[Start Dataset entries]

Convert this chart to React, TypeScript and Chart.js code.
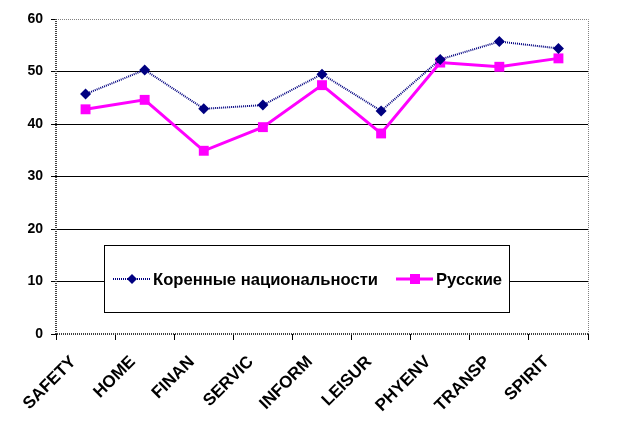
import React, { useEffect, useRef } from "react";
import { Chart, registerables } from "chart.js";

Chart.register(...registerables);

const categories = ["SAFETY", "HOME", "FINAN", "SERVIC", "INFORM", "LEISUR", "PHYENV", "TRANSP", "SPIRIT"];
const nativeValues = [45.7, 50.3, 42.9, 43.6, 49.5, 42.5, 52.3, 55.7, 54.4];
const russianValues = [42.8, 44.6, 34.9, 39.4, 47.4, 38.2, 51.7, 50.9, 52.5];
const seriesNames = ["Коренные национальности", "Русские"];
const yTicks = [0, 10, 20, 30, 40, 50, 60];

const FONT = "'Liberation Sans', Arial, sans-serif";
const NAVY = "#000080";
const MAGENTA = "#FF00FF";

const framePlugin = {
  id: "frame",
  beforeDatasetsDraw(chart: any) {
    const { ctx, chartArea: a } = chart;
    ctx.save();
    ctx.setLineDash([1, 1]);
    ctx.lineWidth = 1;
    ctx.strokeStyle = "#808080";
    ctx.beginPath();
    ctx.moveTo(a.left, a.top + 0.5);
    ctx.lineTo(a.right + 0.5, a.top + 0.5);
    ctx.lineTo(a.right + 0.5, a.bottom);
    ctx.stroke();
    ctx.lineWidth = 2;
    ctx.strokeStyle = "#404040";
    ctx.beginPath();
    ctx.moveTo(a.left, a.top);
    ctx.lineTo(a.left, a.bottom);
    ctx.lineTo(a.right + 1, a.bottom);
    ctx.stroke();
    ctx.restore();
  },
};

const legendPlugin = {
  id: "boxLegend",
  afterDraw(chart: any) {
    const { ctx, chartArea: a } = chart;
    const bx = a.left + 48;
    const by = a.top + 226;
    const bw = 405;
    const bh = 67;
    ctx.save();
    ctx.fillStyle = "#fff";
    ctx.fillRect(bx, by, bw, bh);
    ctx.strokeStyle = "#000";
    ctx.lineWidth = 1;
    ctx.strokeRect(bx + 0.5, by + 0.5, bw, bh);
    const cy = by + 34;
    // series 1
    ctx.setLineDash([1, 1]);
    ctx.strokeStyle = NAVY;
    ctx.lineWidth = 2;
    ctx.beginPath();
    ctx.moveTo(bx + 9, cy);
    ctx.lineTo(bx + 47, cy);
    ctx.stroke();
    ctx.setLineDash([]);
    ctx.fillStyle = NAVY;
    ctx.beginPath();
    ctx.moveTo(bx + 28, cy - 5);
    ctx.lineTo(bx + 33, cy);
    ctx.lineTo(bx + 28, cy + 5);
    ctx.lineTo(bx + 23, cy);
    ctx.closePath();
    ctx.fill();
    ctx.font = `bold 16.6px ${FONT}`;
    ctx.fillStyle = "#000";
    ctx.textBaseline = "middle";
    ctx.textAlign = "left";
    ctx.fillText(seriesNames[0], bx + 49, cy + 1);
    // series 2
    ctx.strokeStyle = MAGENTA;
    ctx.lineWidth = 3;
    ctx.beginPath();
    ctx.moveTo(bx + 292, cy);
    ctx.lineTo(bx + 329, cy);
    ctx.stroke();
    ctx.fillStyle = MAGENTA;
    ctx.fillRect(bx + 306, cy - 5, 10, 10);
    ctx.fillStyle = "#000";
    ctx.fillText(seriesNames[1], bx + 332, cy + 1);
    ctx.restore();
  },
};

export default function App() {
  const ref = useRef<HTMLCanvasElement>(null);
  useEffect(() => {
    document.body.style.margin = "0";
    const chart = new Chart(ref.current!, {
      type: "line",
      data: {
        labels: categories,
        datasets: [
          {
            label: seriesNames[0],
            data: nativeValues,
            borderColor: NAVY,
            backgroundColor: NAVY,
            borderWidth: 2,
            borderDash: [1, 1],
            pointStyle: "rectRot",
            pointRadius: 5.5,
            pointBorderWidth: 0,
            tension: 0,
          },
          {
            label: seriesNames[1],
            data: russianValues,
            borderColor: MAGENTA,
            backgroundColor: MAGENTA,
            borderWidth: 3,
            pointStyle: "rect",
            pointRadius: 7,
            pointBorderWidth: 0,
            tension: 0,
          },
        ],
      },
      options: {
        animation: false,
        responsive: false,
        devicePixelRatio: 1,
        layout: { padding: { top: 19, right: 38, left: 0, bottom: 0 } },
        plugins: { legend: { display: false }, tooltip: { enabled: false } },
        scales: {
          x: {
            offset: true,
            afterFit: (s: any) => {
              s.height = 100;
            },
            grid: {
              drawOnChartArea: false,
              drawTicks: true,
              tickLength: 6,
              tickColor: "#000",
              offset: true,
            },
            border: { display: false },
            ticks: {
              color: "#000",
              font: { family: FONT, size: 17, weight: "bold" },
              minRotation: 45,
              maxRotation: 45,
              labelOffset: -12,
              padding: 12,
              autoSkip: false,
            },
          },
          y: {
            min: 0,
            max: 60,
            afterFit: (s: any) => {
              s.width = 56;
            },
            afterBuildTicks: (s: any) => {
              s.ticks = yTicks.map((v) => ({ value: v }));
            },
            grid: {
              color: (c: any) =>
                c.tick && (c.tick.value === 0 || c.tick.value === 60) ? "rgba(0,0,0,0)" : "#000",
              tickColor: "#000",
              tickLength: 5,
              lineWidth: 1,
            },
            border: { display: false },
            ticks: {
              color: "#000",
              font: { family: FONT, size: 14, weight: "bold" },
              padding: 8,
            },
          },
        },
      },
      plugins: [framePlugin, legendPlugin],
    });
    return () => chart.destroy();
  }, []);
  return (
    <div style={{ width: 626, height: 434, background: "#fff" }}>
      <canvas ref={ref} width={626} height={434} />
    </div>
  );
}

[End Dataset entries]
[Start Dataset entries]

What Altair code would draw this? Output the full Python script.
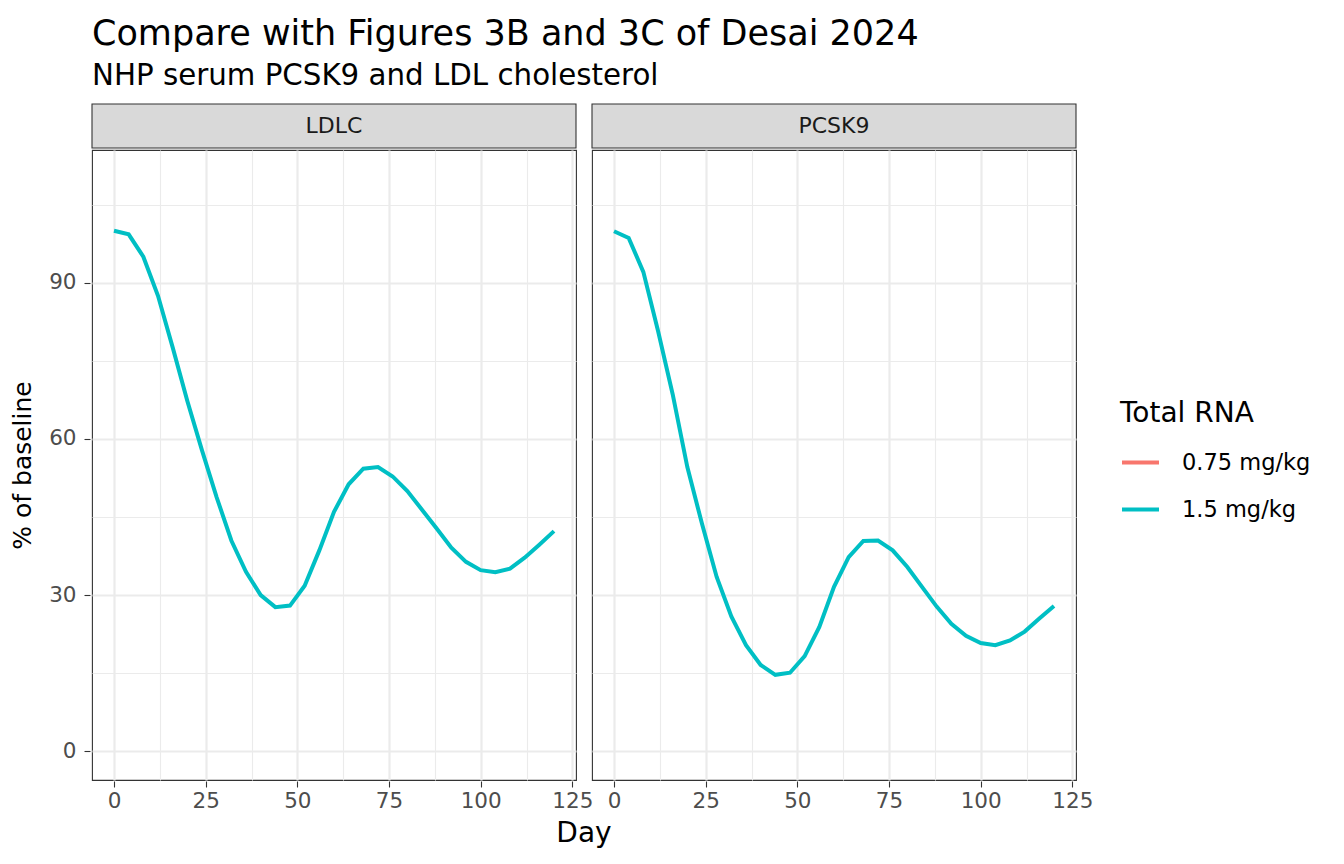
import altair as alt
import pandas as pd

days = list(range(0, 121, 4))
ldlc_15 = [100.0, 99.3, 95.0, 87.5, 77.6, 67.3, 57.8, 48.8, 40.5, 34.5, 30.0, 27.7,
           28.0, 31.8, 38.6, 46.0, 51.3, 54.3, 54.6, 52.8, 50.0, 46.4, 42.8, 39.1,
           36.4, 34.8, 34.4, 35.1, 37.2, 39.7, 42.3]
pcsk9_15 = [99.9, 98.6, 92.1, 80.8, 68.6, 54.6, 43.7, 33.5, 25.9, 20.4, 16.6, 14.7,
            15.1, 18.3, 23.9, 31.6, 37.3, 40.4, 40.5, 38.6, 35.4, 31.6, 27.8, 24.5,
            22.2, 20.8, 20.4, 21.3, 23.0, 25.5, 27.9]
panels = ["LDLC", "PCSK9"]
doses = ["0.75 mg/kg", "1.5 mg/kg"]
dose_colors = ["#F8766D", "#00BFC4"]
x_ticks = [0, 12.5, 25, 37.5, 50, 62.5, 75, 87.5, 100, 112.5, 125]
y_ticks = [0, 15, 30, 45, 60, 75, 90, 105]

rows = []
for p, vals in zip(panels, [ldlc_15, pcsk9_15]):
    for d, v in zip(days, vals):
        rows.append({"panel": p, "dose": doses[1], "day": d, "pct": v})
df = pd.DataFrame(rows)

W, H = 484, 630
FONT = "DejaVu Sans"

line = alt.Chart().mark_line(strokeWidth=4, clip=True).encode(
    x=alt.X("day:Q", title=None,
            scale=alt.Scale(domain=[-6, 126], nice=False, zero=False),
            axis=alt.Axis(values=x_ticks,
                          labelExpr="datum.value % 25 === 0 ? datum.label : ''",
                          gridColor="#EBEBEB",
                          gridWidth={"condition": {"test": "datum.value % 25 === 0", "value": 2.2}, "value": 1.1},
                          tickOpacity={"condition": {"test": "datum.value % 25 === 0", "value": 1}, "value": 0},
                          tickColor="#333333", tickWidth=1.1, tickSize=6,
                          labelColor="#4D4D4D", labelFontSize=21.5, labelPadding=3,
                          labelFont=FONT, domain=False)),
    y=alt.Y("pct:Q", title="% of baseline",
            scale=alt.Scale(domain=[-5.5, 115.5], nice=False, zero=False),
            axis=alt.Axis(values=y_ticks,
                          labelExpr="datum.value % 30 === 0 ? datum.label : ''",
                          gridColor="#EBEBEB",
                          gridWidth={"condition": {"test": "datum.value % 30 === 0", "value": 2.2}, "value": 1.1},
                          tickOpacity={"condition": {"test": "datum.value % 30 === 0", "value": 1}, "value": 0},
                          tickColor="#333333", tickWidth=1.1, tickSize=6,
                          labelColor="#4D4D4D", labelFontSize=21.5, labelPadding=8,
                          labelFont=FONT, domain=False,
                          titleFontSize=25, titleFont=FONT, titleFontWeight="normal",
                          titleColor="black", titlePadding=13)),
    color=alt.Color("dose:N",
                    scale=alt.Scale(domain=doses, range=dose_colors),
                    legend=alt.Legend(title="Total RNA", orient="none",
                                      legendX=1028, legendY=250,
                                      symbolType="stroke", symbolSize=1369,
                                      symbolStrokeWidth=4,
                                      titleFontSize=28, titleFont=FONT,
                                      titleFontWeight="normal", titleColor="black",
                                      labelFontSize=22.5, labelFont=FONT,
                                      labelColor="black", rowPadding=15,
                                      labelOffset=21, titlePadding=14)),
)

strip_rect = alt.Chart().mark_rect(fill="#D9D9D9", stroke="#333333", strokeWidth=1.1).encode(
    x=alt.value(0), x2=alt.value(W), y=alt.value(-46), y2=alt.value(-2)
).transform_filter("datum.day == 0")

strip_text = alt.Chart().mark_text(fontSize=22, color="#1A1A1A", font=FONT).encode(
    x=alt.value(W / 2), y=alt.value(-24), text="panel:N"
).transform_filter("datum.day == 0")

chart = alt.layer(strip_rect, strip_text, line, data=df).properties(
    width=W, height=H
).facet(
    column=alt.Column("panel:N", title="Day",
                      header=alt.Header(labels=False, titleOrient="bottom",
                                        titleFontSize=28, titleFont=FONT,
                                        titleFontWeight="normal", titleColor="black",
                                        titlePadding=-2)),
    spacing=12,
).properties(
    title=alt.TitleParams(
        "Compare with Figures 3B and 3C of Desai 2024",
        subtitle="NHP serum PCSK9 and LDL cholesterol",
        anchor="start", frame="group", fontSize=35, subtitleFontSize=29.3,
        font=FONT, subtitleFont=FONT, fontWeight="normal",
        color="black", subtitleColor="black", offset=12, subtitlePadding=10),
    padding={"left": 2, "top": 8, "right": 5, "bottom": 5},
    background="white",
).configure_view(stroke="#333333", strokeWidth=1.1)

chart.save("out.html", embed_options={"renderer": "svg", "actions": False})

[End Dataset entries]

=== Instructions to follow ===
Repeat exactly the stretch of lines that opens with the line containing "Convert this chart" and closes with the line containing "Chart.register(...registerables);". Leave the pictures out, and add nothing.

=== Expected answer ===
Convert this chart to React, TypeScript and Chart.js code.
import React, { useEffect, useRef } from "react";
import { Chart, registerables } from "chart.js";

Chart.register(...registerables);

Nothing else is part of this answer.